I started reading it at the beginning of the (first) UK lockdown and didn’t finish it until the restrictions were lifted. It’s a magnificent book that I didn’t want to race through plus it was very long (912 pages) and too heavy to hold for any length of time.
Mantel traces the final years of Thomas Cromwell, the man who climbed from poverty to occupy the highest offices in England and become Henry VIII’s right-hand man. It’s a magnificent portrait of a man who upsets many a nobleman man as he changes England into a wealthy and ‘modern’ nation. As the book progresses it takes all of Cromwell’s ingenuity to keep ahead of his enemies.

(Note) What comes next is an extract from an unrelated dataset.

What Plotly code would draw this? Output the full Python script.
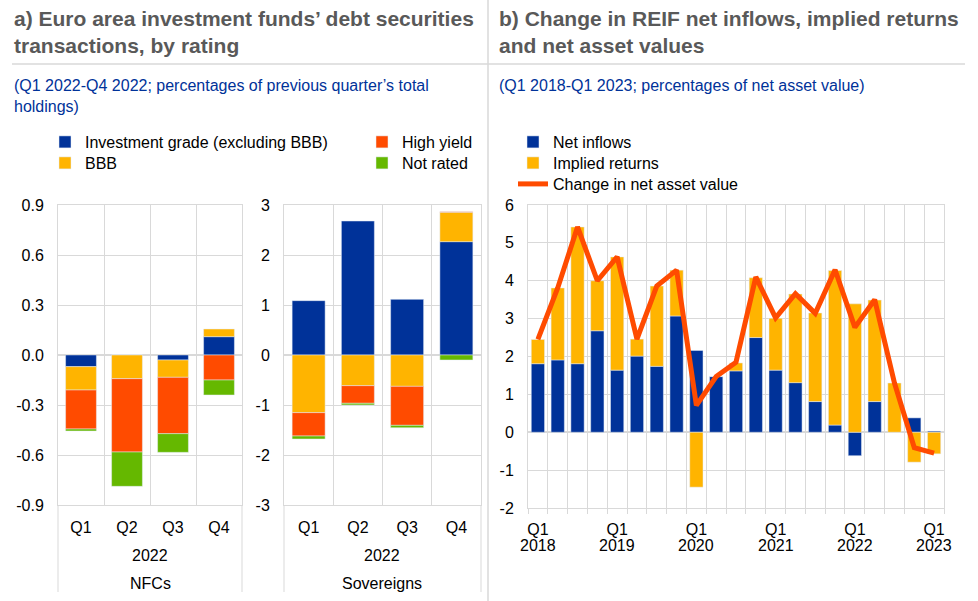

Though Cromwell is the main focus of the novel, the narrative wouldn’t work without Henry or some of his six wives.
We know their names and their fates from countless books, films and tv adaptations. They often come across as stereotypes: the betrayed wife, the temptress, the good woman, the ugly one etc. But who were those women really? The answers lie in The Six Wives of Henry VIII by Antonia Fraser. Published in 1992 this is the most thorough and most engaging biography I’ve read about these women.
Fraser shows them to be seen as more than victims of a man’s lust or a King’s obsession with dynasty. She shows them as women of spirit and intelligence whose great misfortune was to be born in the sixteenth century.